| DATA SUPPLIED |

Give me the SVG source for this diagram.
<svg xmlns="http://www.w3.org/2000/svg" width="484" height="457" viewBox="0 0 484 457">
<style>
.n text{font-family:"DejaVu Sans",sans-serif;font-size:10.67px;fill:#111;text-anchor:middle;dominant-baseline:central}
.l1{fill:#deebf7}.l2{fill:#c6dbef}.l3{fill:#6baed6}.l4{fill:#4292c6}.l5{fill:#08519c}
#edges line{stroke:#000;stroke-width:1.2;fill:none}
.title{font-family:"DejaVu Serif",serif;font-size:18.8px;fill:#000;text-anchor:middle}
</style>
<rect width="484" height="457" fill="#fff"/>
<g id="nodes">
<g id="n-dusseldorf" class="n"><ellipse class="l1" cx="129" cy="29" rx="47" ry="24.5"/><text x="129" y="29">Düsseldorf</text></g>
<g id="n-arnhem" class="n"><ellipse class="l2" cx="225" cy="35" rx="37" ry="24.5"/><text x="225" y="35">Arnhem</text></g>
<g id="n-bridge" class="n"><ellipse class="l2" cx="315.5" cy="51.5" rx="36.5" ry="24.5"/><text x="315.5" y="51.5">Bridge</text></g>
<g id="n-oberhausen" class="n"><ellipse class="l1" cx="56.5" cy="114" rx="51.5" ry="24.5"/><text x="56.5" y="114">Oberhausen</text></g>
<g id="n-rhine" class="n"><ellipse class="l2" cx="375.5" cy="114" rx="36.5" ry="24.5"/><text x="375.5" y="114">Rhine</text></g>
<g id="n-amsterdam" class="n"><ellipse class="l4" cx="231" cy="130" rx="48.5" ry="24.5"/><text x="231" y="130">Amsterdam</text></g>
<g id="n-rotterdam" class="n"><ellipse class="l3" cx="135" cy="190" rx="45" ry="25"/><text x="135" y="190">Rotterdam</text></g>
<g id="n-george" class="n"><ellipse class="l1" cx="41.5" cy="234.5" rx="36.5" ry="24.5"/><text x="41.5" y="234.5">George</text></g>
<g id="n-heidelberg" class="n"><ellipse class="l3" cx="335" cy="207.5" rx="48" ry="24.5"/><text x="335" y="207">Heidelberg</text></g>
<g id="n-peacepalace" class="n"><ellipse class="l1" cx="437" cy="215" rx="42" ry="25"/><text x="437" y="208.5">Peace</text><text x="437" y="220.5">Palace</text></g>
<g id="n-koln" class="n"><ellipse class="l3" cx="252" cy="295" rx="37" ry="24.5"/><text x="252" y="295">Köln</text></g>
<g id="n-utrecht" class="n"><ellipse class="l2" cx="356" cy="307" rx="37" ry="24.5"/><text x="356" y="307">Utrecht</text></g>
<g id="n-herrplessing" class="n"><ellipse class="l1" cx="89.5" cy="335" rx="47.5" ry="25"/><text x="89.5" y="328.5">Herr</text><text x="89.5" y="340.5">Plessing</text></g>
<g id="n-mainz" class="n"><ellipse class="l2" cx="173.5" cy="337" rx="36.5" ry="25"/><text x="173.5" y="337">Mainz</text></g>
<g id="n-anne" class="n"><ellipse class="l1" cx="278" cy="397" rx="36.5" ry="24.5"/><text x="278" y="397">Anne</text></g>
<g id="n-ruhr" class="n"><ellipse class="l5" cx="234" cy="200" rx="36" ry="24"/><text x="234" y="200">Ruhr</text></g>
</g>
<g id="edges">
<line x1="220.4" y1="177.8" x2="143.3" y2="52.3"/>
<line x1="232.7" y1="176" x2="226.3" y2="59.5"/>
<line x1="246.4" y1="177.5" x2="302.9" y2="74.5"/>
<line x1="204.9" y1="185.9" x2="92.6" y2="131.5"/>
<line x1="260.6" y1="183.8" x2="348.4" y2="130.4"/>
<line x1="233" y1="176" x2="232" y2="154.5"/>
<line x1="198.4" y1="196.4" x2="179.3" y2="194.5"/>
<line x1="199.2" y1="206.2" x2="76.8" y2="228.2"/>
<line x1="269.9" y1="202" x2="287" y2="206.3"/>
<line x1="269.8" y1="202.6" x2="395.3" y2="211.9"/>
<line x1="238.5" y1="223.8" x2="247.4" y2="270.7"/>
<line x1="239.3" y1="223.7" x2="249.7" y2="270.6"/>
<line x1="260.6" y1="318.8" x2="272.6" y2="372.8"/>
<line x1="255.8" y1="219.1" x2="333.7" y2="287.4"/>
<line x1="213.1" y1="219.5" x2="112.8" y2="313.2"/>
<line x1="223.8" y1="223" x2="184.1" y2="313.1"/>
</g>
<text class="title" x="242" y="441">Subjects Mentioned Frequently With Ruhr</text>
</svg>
* * *
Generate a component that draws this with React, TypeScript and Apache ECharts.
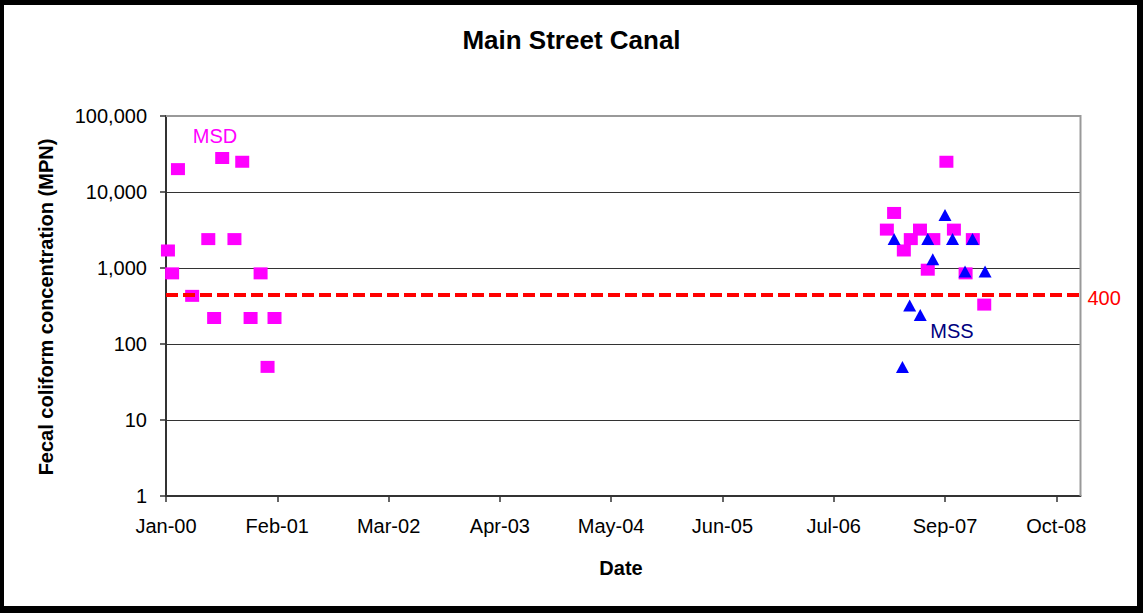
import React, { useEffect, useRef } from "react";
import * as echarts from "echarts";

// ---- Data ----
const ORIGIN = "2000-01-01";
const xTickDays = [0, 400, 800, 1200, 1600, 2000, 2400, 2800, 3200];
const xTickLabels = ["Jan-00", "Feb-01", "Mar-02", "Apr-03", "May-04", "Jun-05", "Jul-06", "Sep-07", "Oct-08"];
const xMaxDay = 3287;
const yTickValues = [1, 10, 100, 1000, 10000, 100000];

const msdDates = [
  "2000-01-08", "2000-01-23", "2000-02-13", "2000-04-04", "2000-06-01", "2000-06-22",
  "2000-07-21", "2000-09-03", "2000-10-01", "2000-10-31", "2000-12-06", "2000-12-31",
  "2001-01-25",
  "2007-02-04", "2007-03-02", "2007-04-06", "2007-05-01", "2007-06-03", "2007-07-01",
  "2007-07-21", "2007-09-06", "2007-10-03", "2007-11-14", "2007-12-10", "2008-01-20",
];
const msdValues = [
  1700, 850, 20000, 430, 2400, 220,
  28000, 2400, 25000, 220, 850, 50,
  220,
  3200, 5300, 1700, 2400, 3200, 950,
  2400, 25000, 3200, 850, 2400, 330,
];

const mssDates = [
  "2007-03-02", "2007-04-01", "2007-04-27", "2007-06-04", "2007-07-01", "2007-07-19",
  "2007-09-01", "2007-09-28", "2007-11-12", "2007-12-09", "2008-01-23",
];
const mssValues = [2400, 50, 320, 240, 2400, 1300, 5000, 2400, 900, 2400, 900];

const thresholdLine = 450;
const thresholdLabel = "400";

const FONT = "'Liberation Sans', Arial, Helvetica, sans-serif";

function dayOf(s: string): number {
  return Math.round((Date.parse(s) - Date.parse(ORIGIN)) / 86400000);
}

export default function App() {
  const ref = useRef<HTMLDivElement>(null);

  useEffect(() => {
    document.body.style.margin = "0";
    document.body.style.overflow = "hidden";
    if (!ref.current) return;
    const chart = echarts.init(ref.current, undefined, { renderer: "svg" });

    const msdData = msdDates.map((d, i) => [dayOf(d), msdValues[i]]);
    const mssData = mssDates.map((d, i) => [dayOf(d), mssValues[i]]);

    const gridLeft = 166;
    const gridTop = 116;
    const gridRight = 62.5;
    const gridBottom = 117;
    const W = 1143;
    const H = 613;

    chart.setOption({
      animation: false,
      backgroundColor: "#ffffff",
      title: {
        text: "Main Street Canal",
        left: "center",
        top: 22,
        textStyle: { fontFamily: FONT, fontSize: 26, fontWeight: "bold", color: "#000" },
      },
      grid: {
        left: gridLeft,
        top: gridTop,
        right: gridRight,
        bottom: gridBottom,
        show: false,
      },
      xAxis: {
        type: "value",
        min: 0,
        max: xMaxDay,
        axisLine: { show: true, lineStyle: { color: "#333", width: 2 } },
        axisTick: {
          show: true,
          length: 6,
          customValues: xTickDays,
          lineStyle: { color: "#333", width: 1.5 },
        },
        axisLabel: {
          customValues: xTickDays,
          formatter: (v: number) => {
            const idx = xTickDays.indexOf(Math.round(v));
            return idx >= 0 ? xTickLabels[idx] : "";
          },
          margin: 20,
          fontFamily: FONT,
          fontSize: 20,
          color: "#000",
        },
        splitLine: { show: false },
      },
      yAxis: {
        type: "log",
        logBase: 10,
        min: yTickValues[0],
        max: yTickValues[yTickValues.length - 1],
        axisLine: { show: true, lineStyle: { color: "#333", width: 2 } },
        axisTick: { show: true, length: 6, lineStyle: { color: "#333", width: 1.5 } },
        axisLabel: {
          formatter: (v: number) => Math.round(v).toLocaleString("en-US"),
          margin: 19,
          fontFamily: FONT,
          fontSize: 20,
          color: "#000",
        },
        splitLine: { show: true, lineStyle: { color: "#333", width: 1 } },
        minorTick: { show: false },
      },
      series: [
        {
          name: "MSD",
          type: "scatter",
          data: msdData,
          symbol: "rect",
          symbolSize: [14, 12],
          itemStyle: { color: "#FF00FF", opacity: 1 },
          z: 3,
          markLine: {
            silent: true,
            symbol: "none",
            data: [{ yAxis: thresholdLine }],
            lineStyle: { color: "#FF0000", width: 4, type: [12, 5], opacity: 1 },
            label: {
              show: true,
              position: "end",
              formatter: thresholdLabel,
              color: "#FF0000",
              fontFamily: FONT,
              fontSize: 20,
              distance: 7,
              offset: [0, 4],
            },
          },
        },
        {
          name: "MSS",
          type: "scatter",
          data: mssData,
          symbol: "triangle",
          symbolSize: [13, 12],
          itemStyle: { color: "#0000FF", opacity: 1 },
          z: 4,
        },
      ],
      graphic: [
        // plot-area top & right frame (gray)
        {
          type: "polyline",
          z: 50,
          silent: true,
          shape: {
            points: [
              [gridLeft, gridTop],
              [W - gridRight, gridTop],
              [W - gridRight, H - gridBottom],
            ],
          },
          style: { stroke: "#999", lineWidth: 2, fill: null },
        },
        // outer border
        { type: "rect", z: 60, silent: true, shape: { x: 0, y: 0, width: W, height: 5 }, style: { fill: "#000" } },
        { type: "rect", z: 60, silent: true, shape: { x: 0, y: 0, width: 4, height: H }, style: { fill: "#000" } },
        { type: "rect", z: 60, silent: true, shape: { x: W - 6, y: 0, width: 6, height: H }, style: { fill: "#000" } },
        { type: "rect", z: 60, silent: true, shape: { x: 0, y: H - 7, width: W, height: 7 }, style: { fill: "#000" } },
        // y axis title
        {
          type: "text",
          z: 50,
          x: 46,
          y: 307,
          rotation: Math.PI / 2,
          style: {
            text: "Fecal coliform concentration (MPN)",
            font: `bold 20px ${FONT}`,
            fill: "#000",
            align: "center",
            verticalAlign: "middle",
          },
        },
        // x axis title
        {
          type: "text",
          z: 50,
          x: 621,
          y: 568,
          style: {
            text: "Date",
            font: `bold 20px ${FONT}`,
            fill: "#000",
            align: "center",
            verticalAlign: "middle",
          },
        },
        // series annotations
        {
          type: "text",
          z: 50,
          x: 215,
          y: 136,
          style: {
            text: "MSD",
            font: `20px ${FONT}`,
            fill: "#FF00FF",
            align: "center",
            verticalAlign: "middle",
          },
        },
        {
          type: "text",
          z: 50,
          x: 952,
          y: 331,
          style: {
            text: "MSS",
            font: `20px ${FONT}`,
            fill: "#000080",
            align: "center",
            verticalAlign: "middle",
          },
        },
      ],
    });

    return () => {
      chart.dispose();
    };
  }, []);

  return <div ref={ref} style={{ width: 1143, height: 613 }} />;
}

| WHAT THE TASK REQUIRES |
Take the lines from the one holding "Generate a component" to the one holding "const yTickValues = [1, 10, 100, 1000, 10000, 100000];", both lines included, and give them again exactly, with no pictures.

| TASK ANSWER |
Generate a component that draws this with React, TypeScript and Apache ECharts.
import React, { useEffect, useRef } from "react";
import * as echarts from "echarts";

// ---- Data ----
const ORIGIN = "2000-01-01";
const xTickDays = [0, 400, 800, 1200, 1600, 2000, 2400, 2800, 3200];
const xTickLabels = ["Jan-00", "Feb-01", "Mar-02", "Apr-03", "May-04", "Jun-05", "Jul-06", "Sep-07", "Oct-08"];
const xMaxDay = 3287;
const yTickValues = [1, 10, 100, 1000, 10000, 100000];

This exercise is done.